### [Your task]
Line by line, repeat the data below exactly, beginning at the first line and ending at the line with "[unit,fsz=16.5,minimum width=173pt,minimum height=35pt]". Omit pictures.

::::::::::

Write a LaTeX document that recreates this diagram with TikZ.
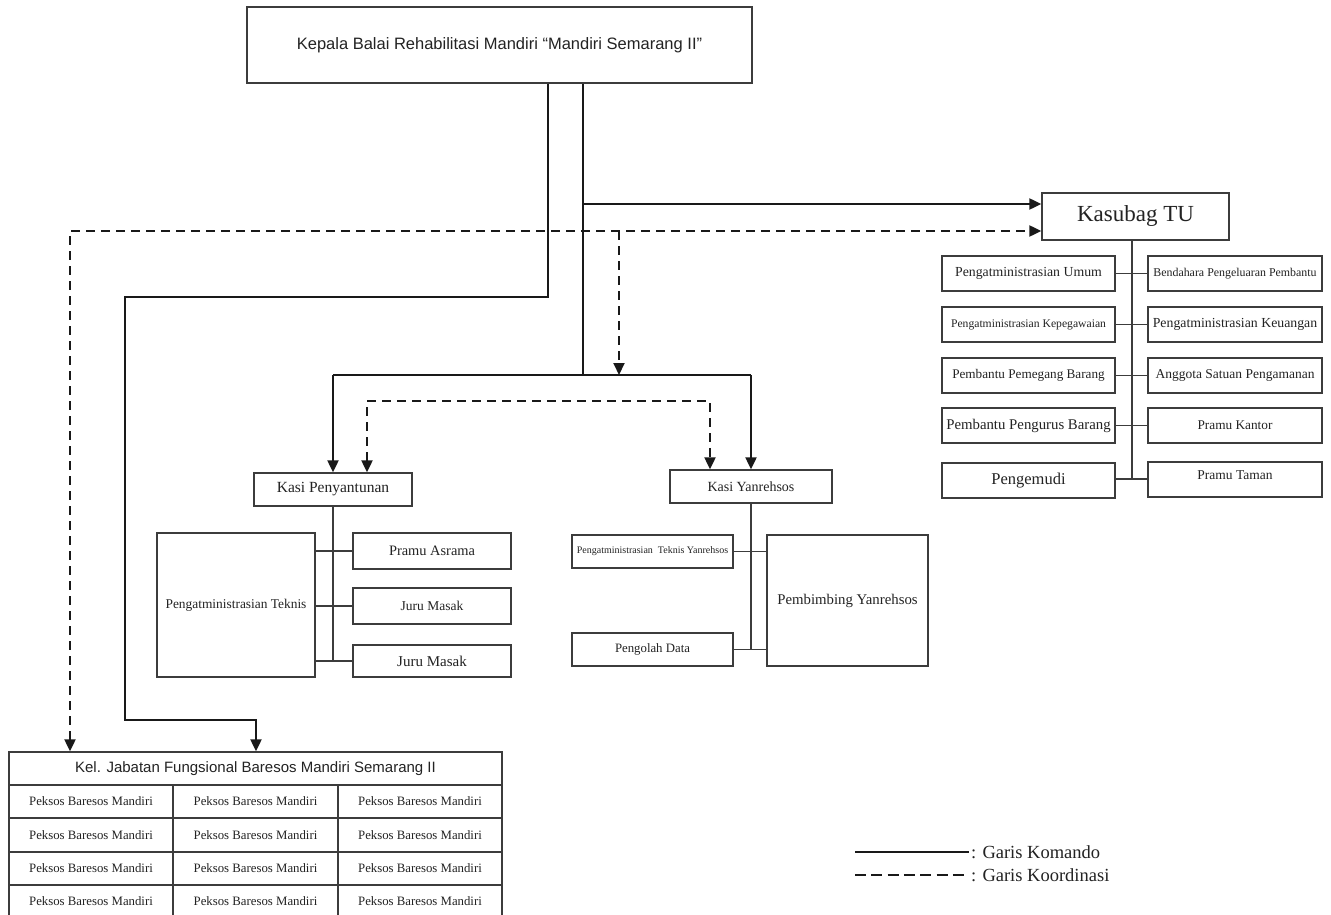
\documentclass[tikz,border=0pt]{standalone}
\usepackage{fontspec}
\setmainfont{Liberation Serif}
\newfontfamily\arialf{Liberation Sans}
\usetikzlibrary{arrows.meta}
\definecolor{lcol}{RGB}{25,25,25}
\definecolor{bcol}{RGB}{60,60,60}
\definecolor{tcol}{RGB}{35,35,35}
\tikzset{every picture/.style={x=1pt,y=-1pt,>={Triangle[length=12pt,width=11pt]}}}
\tikzset{unit/.style={draw=bcol,line width=1.3pt,inner sep=0pt,text=tcol}}
\tikzset{fsz/.style={font=\fontsize{#1}{#1}\selectfont}}
\tikzset{sfsz/.style={font=\arialf\fontsize{#1}{#1}\selectfont}}
\tikzset{cmd/.style={draw=lcol,line width=2pt}}
\tikzset{crd/.style={draw=lcol,line width=2pt,dash pattern=on 9pt off 6pt}}
\tikzset{link/.style={draw=bcol,line width=1.3pt}}

\begin{document}
\begin{tikzpicture}
\useasboundingbox [fill=white] (0,0) rectangle (1331,915);

\node [unit,line width=2pt,sfsz=16.5,minimum width=505pt,minimum height=76pt] (kepala) at (499.5,45) {Kepala Balai Rehabilitasi Mandiri “Mandiri Semarang II”};

\node [unit,fsz=23,minimum width=187pt,minimum height=47pt] (kasubag) at (1135.5,216.5) {Kasubag TU};

\node [unit,fsz=13.8,minimum width=173pt,minimum height=35pt] (umum) at (1028.5,273.5) {Pengatministrasian Umum};
\node [unit,fsz=11.65,minimum width=173pt,minimum height=35pt] (kepeg) at (1028.5,324.5) {Pengatministrasian Kepegawaian};
\node [unit,fsz=13.2,minimum width=173pt,minimum height=35pt] (pemegang) at (1028.5,375.5) {Pembantu Pemegang Barang};
\node [unit,fsz=14.8,minimum width=173pt,minimum height=35pt] (pengurus) at (1028.5,425.5) {Pembantu Pengurus Barang};
\node [unit,fsz=16.5,minimum width=173pt,minimum height=35pt] (pengemudi) at (1028.5,480.5) {Pengemudi};

\node [unit,fsz=11.9,minimum width=174pt,minimum height=35pt] (bendahara) at (1235,273.5) {Bendahara Pengeluaran Pembantu};
\node [unit,fsz=13.8,minimum width=174pt,minimum height=35pt] (keuangan) at (1235,324.5) {Pengatministrasian Keuangan};
\node [unit,fsz=13.5,minimum width=174pt,minimum height=35pt] (satpam) at (1235,375.5) {Anggota Satuan Pengamanan};
\node [unit,fsz=13.3,minimum width=174pt,minimum height=35pt] (kantor) at (1235,425.5) {Pramu Kantor};
\node [unit,fsz=13.5,minimum width=174pt,minimum height=35pt] (taman) at (1235,479.5) {\raisebox{9pt}{Pramu Taman}};

\coordinate (tuEnd) at (1132,479);
\draw [link] (kasubag.south -| tuEnd) -- (tuEnd);
\draw [link] (umum.east) -- (bendahara.west);
\draw [link] (kepeg.east) -- (keuangan.west);
\draw [link] (pemegang.east) -- (satpam.west);
\draw [link] (pengurus.east) -- (kantor.west);
\draw [link] (pengemudi.east |- tuEnd) -- (taman.west |- tuEnd);

\node [unit,fsz=15.5,minimum width=158pt,minimum height=33pt] (penyantunan) at (333,489.5) {Kasi Penyantunan};
\node [unit,fsz=13.4,minimum width=158pt,minimum height=144pt] (teknis) at (236,605) {Pengatministrasian Teknis};
\node [unit,fsz=14.4,minimum width=158pt,minimum height=36pt] (asrama) at (432,551) {Pramu Asrama};
\node [unit,fsz=13.5,minimum width=158pt,minimum height=36pt] (masak1) at (432,606) {Juru Masak};
\node [unit,fsz=15,minimum width=158pt,minimum height=32pt] (masak2) at (432,661) {Juru Masak};

\coordinate (pyEnd) at (333,661);
\draw [link] (penyantunan.south) -- (pyEnd);
\draw [link] (teknis.east |- asrama.west) -- (asrama.west);
\draw [link] (teknis.east |- masak1.west) -- (masak1.west);
\draw [link] (teknis.east |- masak2.west) -- (masak2.west);

\node [unit,fsz=14,minimum width=162pt,minimum height=33pt] (yanrehsos) at (751,486.5) {Kasi Yanrehsos};
\node [unit,fsz=10,minimum width=161pt,minimum height=33pt] (tekyan) at (652.5,551.5) {Pengatministrasian\ \ Teknis Yanrehsos};
\node [unit,fsz=12.8,minimum width=161pt,minimum height=33pt] (pengolah) at (652.5,649.5) {Pengolah Data};
\node [unit,fsz=14.8,minimum width=161pt,minimum height=131pt] (pembimbing) at (847.5,600.5) {Pembimbing Yanrehsos};

\coordinate (yrEnd) at (751,650);
\draw [link] (yanrehsos.south) -- (yrEnd);
\draw [link] (tekyan.east) -- (pembimbing.west |- tekyan.east);
\draw [link] (pengolah.east) -- (pembimbing.west |- pengolah.east);

\node [unit,sfsz=15,minimum width=493pt,minimum height=33pt] (jabatan) at (255.5,768.5) {Kel. Jabatan Fungsional Baresos Mandiri Semarang II};
\node [unit,fsz=12.8,minimum width=164pt,minimum height=33pt] (c11) at (91,801.5) {Peksos Baresos Mandiri};
\node [unit,fsz=12.8,minimum width=165pt,minimum height=33pt] (c12) at (255.5,801.5) {Peksos Baresos Mandiri};
\node [unit,fsz=12.8,minimum width=164pt,minimum height=33pt] (c13) at (420,801.5) {Peksos Baresos Mandiri};
\node [unit,fsz=12.8,minimum width=164pt,minimum height=34pt] (c21) at (91,835) {Peksos Baresos Mandiri};
\node [unit,fsz=12.8,minimum width=165pt,minimum height=34pt] (c22) at (255.5,835) {Peksos Baresos Mandiri};
\node [unit,fsz=12.8,minimum width=164pt,minimum height=34pt] (c23) at (420,835) {Peksos Baresos Mandiri};
\node [unit,fsz=12.8,minimum width=164pt,minimum height=33pt] (c31) at (91,868.5) {Peksos Baresos Mandiri};
\node [unit,fsz=12.8,minimum width=165pt,minimum height=33pt] (c32) at (255.5,868.5) {Peksos Baresos Mandiri};
\node [unit,fsz=12.8,minimum width=164pt,minimum height=33pt] (c33) at (420,868.5) {Peksos Baresos Mandiri};
\node [unit,fsz=12.8,minimum width=164pt,minimum height=33pt] (c41) at (91,901.5) {Peksos Baresos Mandiri};
\node [unit,fsz=12.8,minimum width=165pt,minimum height=33pt] (c42) at (255.5,901.5) {Peksos Baresos Mandiri};
\node [unit,fsz=12.8,minimum width=164pt,minimum height=33pt] (c43) at (420,901.5) {Peksos Baresos Mandiri};

% garis komando
\coordinate (a1) at (548,297);
\coordinate (a2) at (125,297);
\coordinate (a3) at (125,720);
\coordinate (a4) at (256,720);
\draw [cmd,->] (kepala.south -| a1) -- (a1) -- (a2) -- (a3) -- (a4) -- (jabatan.north -| a4);

\coordinate (b1) at (583,375);
\coordinate (b2) at (583,204);
\draw [cmd] (kepala.south -| b1) -- (b1);
\draw [cmd,->] (b2) -- (b2 -| kasubag.west);
\draw [cmd] (penyantunan.north |- b1) -- (yanrehsos.north |- b1);
\draw [cmd,->] (penyantunan.north |- b1) -- (penyantunan.north);
\draw [cmd,->] (yanrehsos.north |- b1) -- (yanrehsos.north);

% garis koordinasi
\coordinate (d1) at (70,231);
\coordinate (d2) at (619,231);
\draw [crd,<->] (jabatan.north -| d1) -- (d1) -- (d1 -| kasubag.west);
\draw [crd,->] (d2) -- (d2 |- b1);

\coordinate (e1) at (367,401);
\coordinate (e2) at (710,401);
\draw [crd,<->] (e1 |- penyantunan.north) -- (e1) -- (e2) -- (e2 |- yanrehsos.north);

% keterangan
\node [anchor=west,fsz=18.5,text=tcol,inner sep=2pt] (kmd) at (969,852) {: Garis Komando};
\node [anchor=west,fsz=18.5,text=tcol,inner sep=2pt] (krd) at (969,875) {: Garis Koordinasi};
\coordinate (kmd0) at (855,852);
\coordinate (krd0) at (855,875);
\draw [cmd,line width=1.6pt] (kmd0) -- (kmd.west);
\draw [crd,dash pattern=on 11pt off 5.3pt] (krd0) -- (krd.west);
\end{tikzpicture}
\end{document}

::::::::::

### [Solved problem]
Write a LaTeX document that recreates this diagram with TikZ.
\documentclass[tikz,border=0pt]{standalone}
\usepackage{fontspec}
\setmainfont{Liberation Serif}
\newfontfamily\arialf{Liberation Sans}
\usetikzlibrary{arrows.meta}
\definecolor{lcol}{RGB}{25,25,25}
\definecolor{bcol}{RGB}{60,60,60}
\definecolor{tcol}{RGB}{35,35,35}
\tikzset{every picture/.style={x=1pt,y=-1pt,>={Triangle[length=12pt,width=11pt]}}}
\tikzset{unit/.style={draw=bcol,line width=1.3pt,inner sep=0pt,text=tcol}}
\tikzset{fsz/.style={font=\fontsize{#1}{#1}\selectfont}}
\tikzset{sfsz/.style={font=\arialf\fontsize{#1}{#1}\selectfont}}
\tikzset{cmd/.style={draw=lcol,line width=2pt}}
\tikzset{crd/.style={draw=lcol,line width=2pt,dash pattern=on 9pt off 6pt}}
\tikzset{link/.style={draw=bcol,line width=1.3pt}}

\begin{document}
\begin{tikzpicture}
\useasboundingbox [fill=white] (0,0) rectangle (1331,915);

\node [unit,line width=2pt,sfsz=16.5,minimum width=505pt,minimum height=76pt] (kepala) at (499.5,45) {Kepala Balai Rehabilitasi Mandiri “Mandiri Semarang II”};

\node [unit,fsz=23,minimum width=187pt,minimum height=47pt] (kasubag) at (1135.5,216.5) {Kasubag TU};

\node [unit,fsz=13.8,minimum width=173pt,minimum height=35pt] (umum) at (1028.5,273.5) {Pengatministrasian Umum};
\node [unit,fsz=11.65,minimum width=173pt,minimum height=35pt] (kepeg) at (1028.5,324.5) {Pengatministrasian Kepegawaian};
\node [unit,fsz=13.2,minimum width=173pt,minimum height=35pt] (pemegang) at (1028.5,375.5) {Pembantu Pemegang Barang};
\node [unit,fsz=14.8,minimum width=173pt,minimum height=35pt] (pengurus) at (1028.5,425.5) {Pembantu Pengurus Barang};
\node [unit,fsz=16.5,minimum width=173pt,minimum height=35pt] (pengemudi) at (1028.5,480.5) {Pengemudi};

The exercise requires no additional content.